|
|||
Candle Light Vigil Tuesday,
January 21 at 6PM There will be a Candle Light Vigil, in honor of the
waters, held on Tuesday January 21 at 6PM. Join concerned citizens on
the river side of the State Capitol wearing warm clothes. This event
will take place regardless of whether the ban has been lifted. Above Ground Storage Tank
Regulation Introduced Senate President Jeff Kessler and Majority leader
John Unger introduced SB 373 on Thursday.

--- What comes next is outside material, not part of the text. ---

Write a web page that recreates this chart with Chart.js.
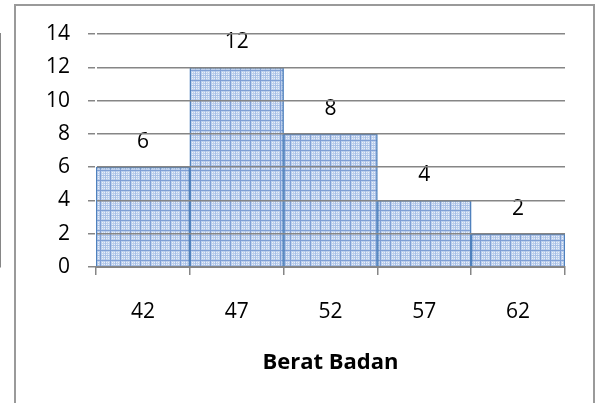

The bill deals with water usage and adopts the recommendations of
the State Water Resources Management Plan. More importantly, the bill
requires that the WV Department of Environmental Protection inspect all
above ground storage tanks containing any fluid other than water. These
tanks must be registered and obtain a permit stating content, develop
emergency leak response plans and, tank construction specifications. The
DEP is also required to develop emergency rules and regulations for
legislative approval.DEP is authorized to impose civil penalties on non
compliance and spills. This bill is not intended to solve all of the
problems that have resulted from the Freedom chemical fiasco on the Elk
River last Thursday. It is intended to be the foundation on which
additional laws are passed to expand water protection in the State. The
Bill is likely to be considered on Wednesday in the Senate Natural
Resources Committee and then on to the Senate Judiciary Committee. Contact your Senators and ask them to support SB
373 when it comes up for a vote. See
www.legis.state.wv.us for
links to your state senators.
WV
Citizen Action Statement on WV Water Crisis More than a week after tanks at Freedom Industries
leaked 7500 gallons of a toxic chemical 4 Methylcyclohexane Methanol (4
MCHM) into the Elk River, citizens across the region remain at risk of
exposure. Many citizens are
questioning why this disaster was allowed to happen and how will we
prevent a disaster like this from happening ever again.

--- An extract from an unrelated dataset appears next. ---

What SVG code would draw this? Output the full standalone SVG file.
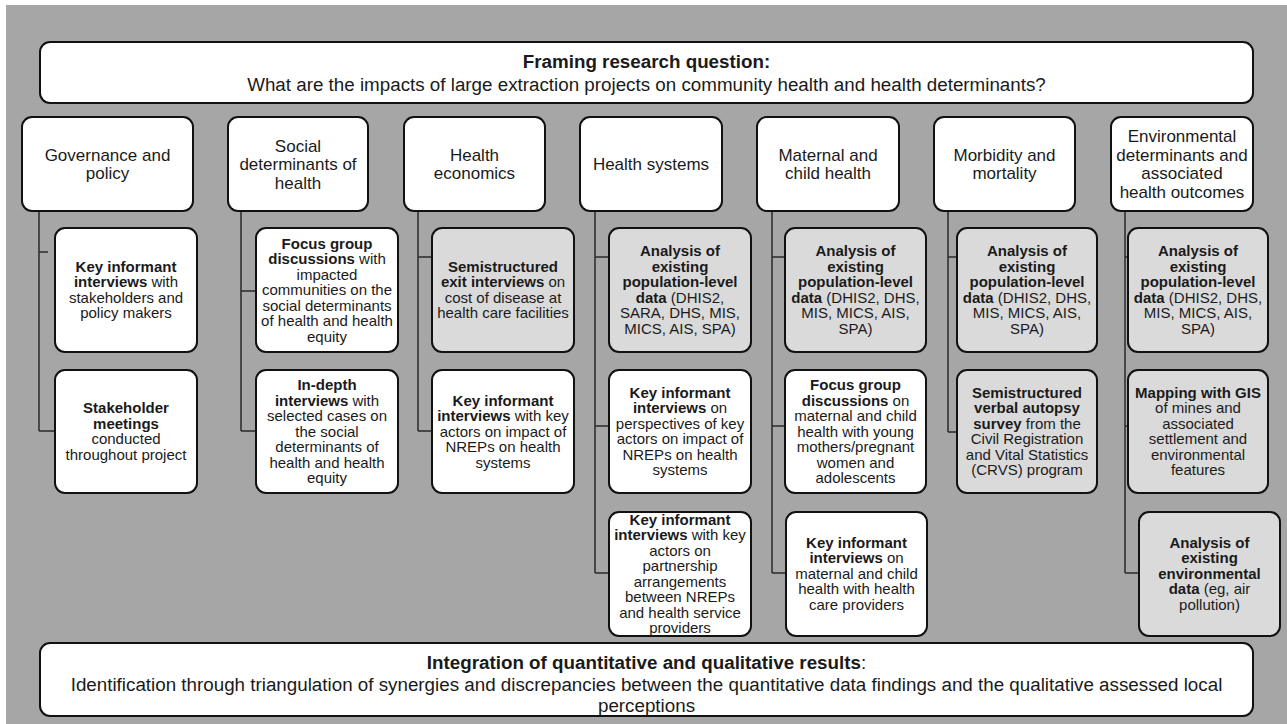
<svg xmlns="http://www.w3.org/2000/svg" width="1287" height="724" viewBox="0 0 1287 724">
<style>
.bg{fill:#a6a6a6}
.box{stroke:#111;stroke-width:2}
.w{fill:#ffffff}
.g{fill:#dadada}
.t{font-family:"Liberation Sans",Arial,sans-serif;fill:#1a1a1a;text-anchor:middle}
.s{font-size:15px}
.c{font-size:17px}
.h{font-size:18.8px}
.b{font-weight:bold}
.ln{stroke:#2a2a2a;stroke-width:1.5;fill:none}
</style>
<rect x="0" y="0" width="1287" height="724" fill="#ffffff"/>
<rect class="bg" x="6" y="5" width="1281" height="719"/>

<g id="connectors">
<path class="ln" d="M39,211V431M39,252H48M39,431H55"/>
<path class="ln" d="M241,211V431M241,291H256M241,431H256"/>
<path class="ln" d="M418,211V431M418,257H432M418,431H432"/>
<path class="ln" d="M595,211V573M595,257H609M595,426H609M595,573H609"/>
<path class="ln" d="M772,211V573M772,257H785M772,426H785M772,573H786"/>
<path class="ln" d="M948,211V432M948,257H957M948,432H957"/>
<path class="ln" d="M1125,211V573M1125,257H1128M1125,426H1128M1125,573H1139"/>
</g>

<g id="question">
<rect class="box w" x="40" y="42" width="1213" height="61" rx="10"/>
<text class="t h"><tspan class="b" x="646.5" y="68">Framing research question:</tspan><tspan x="646.5" y="91">What are the impacts of large extraction projects on community health and health determinants?</tspan></text>
</g>

<g id="cat-governance">
<rect class="box w" x="22" y="117" width="171" height="94" rx="10"/>
<text class="t c"><tspan x="107.5" y="160.75">Governance and</tspan><tspan x="107.5" y="179.25">policy</tspan></text>
</g>
<g id="cat-social">
<rect class="box w" x="228" y="117" width="140" height="94" rx="10"/>
<text class="t c"><tspan x="298" y="151.5">Social</tspan><tspan x="298" y="170">determinants of</tspan><tspan x="298" y="188.5">health</tspan></text>
</g>
<g id="cat-economics">
<rect class="box w" x="404" y="117" width="141" height="94" rx="10"/>
<text class="t c"><tspan x="474.5" y="160.75">Health</tspan><tspan x="474.5" y="179.25">economics</tspan></text>
</g>
<g id="cat-systems">
<rect class="box w" x="580" y="117" width="142" height="94" rx="10"/>
<text class="t c"><tspan x="651" y="170">Health systems</tspan></text>
</g>
<g id="cat-maternal">
<rect class="box w" x="757" y="117" width="142" height="94" rx="10"/>
<text class="t c"><tspan x="828" y="160.75">Maternal and</tspan><tspan x="828" y="179.25">child health</tspan></text>
</g>
<g id="cat-morbidity">
<rect class="box w" x="934" y="117" width="141" height="94" rx="10"/>
<text class="t c"><tspan x="1004.5" y="160.75">Morbidity and</tspan><tspan x="1004.5" y="179.25">mortality</tspan></text>
</g>
<g id="cat-environment">
<rect class="box w" x="1111" y="117" width="142" height="94" rx="10"/>
<text class="t c"><tspan x="1182" y="142.25">Environmental</tspan><tspan x="1182" y="160.75">determinants and</tspan><tspan x="1182" y="179.25">associated</tspan><tspan x="1182" y="197.75">health outcomes</tspan></text>
</g>

<g id="gov-kii">
<rect class="box w" x="55" y="228" width="142" height="124" rx="10"/>
<text class="t s"><tspan x="126" y="271.75" class="b">Key informant</tspan><tspan x="126" y="287.25"><tspan class="b">interviews</tspan> with</tspan><tspan x="126" y="302.75">stakeholders and</tspan><tspan x="126" y="318.25">policy makers</tspan></text>
</g>
<g id="gov-meetings">
<rect class="box w" x="55" y="370" width="142" height="123" rx="10"/>
<text class="t s"><tspan x="126" y="413.25" class="b">Stakeholder</tspan><tspan x="126" y="428.75" class="b">meetings</tspan><tspan x="126" y="444.25">conducted</tspan><tspan x="126" y="459.75">throughout project</tspan></text>
</g>

<g id="soc-fgd">
<rect class="box w" x="256" y="228" width="142" height="124" rx="10"/>
<text class="t s"><tspan x="327" y="248.5" class="b">Focus group</tspan><tspan x="327" y="264"><tspan class="b">discussions</tspan> with</tspan><tspan x="327" y="279.5">impacted</tspan><tspan x="327" y="295">communities on the</tspan><tspan x="327" y="310.5">social determinants</tspan><tspan x="327" y="326">of health and health</tspan><tspan x="327" y="341.5">equity</tspan></text>
</g>
<g id="soc-idi">
<rect class="box w" x="256" y="370" width="142" height="123" rx="10"/>
<text class="t s"><tspan x="327" y="390" class="b">In-depth</tspan><tspan x="327" y="405.5"><tspan class="b">interviews</tspan>  with</tspan><tspan x="327" y="421">selected cases on</tspan><tspan x="327" y="436.5">the social</tspan><tspan x="327" y="452">determinants of</tspan><tspan x="327" y="467.5">health and health</tspan><tspan x="327" y="483">equity</tspan></text>
</g>

<g id="eco-exit">
<rect class="box g" x="432" y="228" width="142" height="124" rx="10"/>
<text class="t s"><tspan x="503" y="271.75" class="b">Semistructured</tspan><tspan x="503" y="287.25"><tspan class="b">exit interviews</tspan> on</tspan><tspan x="503" y="302.75">cost of disease at</tspan><tspan x="503" y="318.25">health care facilities</tspan></text>
</g>
<g id="eco-kii">
<rect class="box w" x="432" y="370" width="142" height="123" rx="10"/>
<text class="t s"><tspan x="503" y="405.5" class="b">Key informant</tspan><tspan x="503" y="421"><tspan class="b">interviews</tspan> with key</tspan><tspan x="503" y="436.5">actors on impact of</tspan><tspan x="503" y="452">NREPs on health</tspan><tspan x="503" y="467.5">systems</tspan></text>
</g>

<g id="sys-data">
<rect class="box g" x="609" y="228" width="142" height="124" rx="10"/>
<text class="t s"><tspan x="680" y="256.25" class="b">Analysis of</tspan><tspan x="680" y="271.75" class="b">existing</tspan><tspan x="680" y="287.25" class="b">population-level</tspan><tspan x="680" y="302.75"><tspan class="b">data</tspan> (DHIS2,</tspan><tspan x="680" y="318.25">SARA, DHS, MIS,</tspan><tspan x="680" y="333.75">MICS, AIS, SPA)</tspan></text>
</g>
<g id="sys-kii-perspectives">
<rect class="box w" x="609" y="370" width="142" height="123" rx="10"/>
<text class="t s"><tspan x="680" y="397.75" class="b">Key informant</tspan><tspan x="680" y="413.25"><tspan class="b">interviews</tspan> on</tspan><tspan x="680" y="428.75">perspectives of key</tspan><tspan x="680" y="444.25">actors on impact of</tspan><tspan x="680" y="459.75">NREPs on health</tspan><tspan x="680" y="475.25">systems</tspan></text>
</g>
<g id="sys-kii-partnership">
<rect class="box w" x="609" y="512" width="142" height="124" rx="10"/>
<text class="t s"><tspan x="680" y="524.75" class="b">Key informant</tspan><tspan x="680" y="540.25"><tspan class="b">interviews</tspan> with key</tspan><tspan x="680" y="555.75">actors on</tspan><tspan x="680" y="571.25">partnership</tspan><tspan x="680" y="586.75">arrangements</tspan><tspan x="680" y="602.25">between NREPs</tspan><tspan x="680" y="617.75">and health service</tspan><tspan x="680" y="633.25">providers</tspan></text>
</g>

<g id="mat-data">
<rect class="box g" x="785" y="228" width="141" height="124" rx="10"/>
<text class="t s"><tspan x="855.5" y="256.25" class="b">Analysis of</tspan><tspan x="855.5" y="271.75" class="b">existing</tspan><tspan x="855.5" y="287.25" class="b">population-level</tspan><tspan x="855.5" y="302.75"><tspan class="b">data</tspan> (DHIS2, DHS,</tspan><tspan x="855.5" y="318.25">MIS, MICS, AIS,</tspan><tspan x="855.5" y="333.75">SPA)</tspan></text>
</g>
<g id="mat-fgd">
<rect class="box w" x="785" y="370" width="141" height="123" rx="10"/>
<text class="t s"><tspan x="855.5" y="390" class="b">Focus group</tspan><tspan x="855.5" y="405.5"><tspan class="b">discussions</tspan> on</tspan><tspan x="855.5" y="421">maternal and child</tspan><tspan x="855.5" y="436.5">health with young</tspan><tspan x="855.5" y="452">mothers/pregnant</tspan><tspan x="855.5" y="467.5">women and</tspan><tspan x="855.5" y="483">adolescents</tspan></text>
</g>
<g id="mat-kii">
<rect class="box w" x="786" y="512" width="141" height="124" rx="10"/>
<text class="t s"><tspan x="856.5" y="547.5" class="b">Key informant</tspan><tspan x="856.5" y="563"><tspan class="b">interviews</tspan> on</tspan><tspan x="856.5" y="578.5">maternal and child</tspan><tspan x="856.5" y="594">health with health</tspan><tspan x="856.5" y="609.5">care providers</tspan></text>
</g>

<g id="mor-data">
<rect class="box g" x="957" y="228" width="140" height="124" rx="10"/>
<text class="t s"><tspan x="1027" y="256.25" class="b">Analysis of</tspan><tspan x="1027" y="271.75" class="b">existing</tspan><tspan x="1027" y="287.25" class="b">population-level</tspan><tspan x="1027" y="302.75"><tspan class="b">data</tspan> (DHIS2, DHS,</tspan><tspan x="1027" y="318.25">MIS, MICS, AIS,</tspan><tspan x="1027" y="333.75">SPA)</tspan></text>
</g>
<g id="mor-autopsy">
<rect class="box g" x="957" y="370" width="140" height="123" rx="10"/>
<text class="t s"><tspan x="1027" y="397.75" class="b">Semistructured</tspan><tspan x="1027" y="413.25" class="b">verbal autopsy</tspan><tspan x="1027" y="428.75"><tspan class="b">survey</tspan> from the</tspan><tspan x="1027" y="444.25">Civil Registration</tspan><tspan x="1027" y="459.75">and Vital Statistics</tspan><tspan x="1027" y="475.25">(CRVS) program</tspan></text>
</g>

<g id="env-data">
<rect class="box g" x="1128" y="228" width="140" height="124" rx="10"/>
<text class="t s"><tspan x="1198" y="256.25" class="b">Analysis of</tspan><tspan x="1198" y="271.75" class="b">existing</tspan><tspan x="1198" y="287.25" class="b">population-level</tspan><tspan x="1198" y="302.75"><tspan class="b">data</tspan> (DHIS2, DHS,</tspan><tspan x="1198" y="318.25">MIS, MICS, AIS,</tspan><tspan x="1198" y="333.75">SPA)</tspan></text>
</g>
<g id="env-gis">
<rect class="box g" x="1128" y="370" width="140" height="123" rx="10"/>
<text class="t s"><tspan x="1198" y="397.75" class="b">Mapping with GIS</tspan><tspan x="1198" y="413.25">of mines and</tspan><tspan x="1198" y="428.75">associated</tspan><tspan x="1198" y="444.25">settlement and</tspan><tspan x="1198" y="459.75">environmental</tspan><tspan x="1198" y="475.25">features</tspan></text>
</g>
<g id="env-envdata">
<rect class="box g" x="1139" y="512" width="141" height="124" rx="10"/>
<text class="t s"><tspan x="1209.5" y="547.5" class="b">Analysis of</tspan><tspan x="1209.5" y="563" class="b">existing</tspan><tspan x="1209.5" y="578.5" class="b">environmental</tspan><tspan x="1209.5" y="594"><tspan class="b">data</tspan> (eg, air</tspan><tspan x="1209.5" y="609.5">pollution)</tspan></text>
</g>

<g id="integration">
<rect class="box w" x="40" y="643" width="1213" height="73" rx="10"/>
<text class="t h"><tspan x="646.5" y="668.5"><tspan class="b">Integration of quantitative and qualitative results</tspan>:</tspan><tspan x="646.5" y="690.5">Identification through triangulation of synergies and discrepancies between the quantitative data findings and the qualitative assessed local</tspan><tspan x="646.5" y="711.5">perceptions</tspan></text>
</g>
</svg>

The chemical spill which contaminated the drinking
water of 300,000 West Virginia citizens in nine counties was totally
preventable. Why would a facility built in 1930, and no one seems to
know when last inspected, be allowed to store tens of thousands of
gallons of a toxic chemical 1.5 miles upstream
from a public water supply? As
the sole water source for so many, why didn’t West Virginia American
Water, like many other public and privately owned water companies, have
an alternate water intake or a plan in place to respond to a crisis of
this magnitude? This crisis is a result of the combined failure of
local, state, and federal agencies to adequately monitor and regulate
chemical storage sites, including the Freedom Industries Facility on the
Elk River in Charleston, emphasizing the need to correct the state’s
culture of lax or non-enforcement of laws and regulations designed to
protect the public and our most valuable resource, clean drinking water. Regulated industries are treated as “customers” by our
Dept. of Environmental Protection. Leadership there seems to consider
their job to be the issuance of permits to their customers. West
Virginia is “Open for Business,” but where is the enforcement? Is this
disaster a result of the state’s mindset as expressed by our governor in
his state of the state address when he directly referred to the
necessity of “…doing what we can to help the [coal] industry reduce
costs,”? We call on elected officials at all levels of
government to move quickly to support and
enact the common sense
recommendations of the National Chemical Safety Board offered over
five years ago as a result of the explosion, deaths and chemical
exposures at the Bayer Crop Science plant. These recommendations should
be enacted with community input to cover both manufacturing and
storage facilities dealing with toxic chemicals. Further, we need comprehensive industrial siting
regulations in our state to prevent the precarious siting of a water
plant and chemical storage facility in close proximity to each other
without proper risk assessment. As the recovery of our water supply continues and
water is restored to population centers, we should not forget about our
neighbors that have yet to be allowed access to the water supply.
We also understand and sympathize with those who remain concerned
with the safety of the water.
As an organization we emphasize the importance of a safe water
supply for all West Virginians, including those in the southern
coalfields and in the northern fracking fields. In the short term, our government must be held
accountable in further determining safe exposure levels to harmful
water-borne pollutants and provide for medical monitoring of exposed
citizens who request it to
detect both short and long term effects of exposure.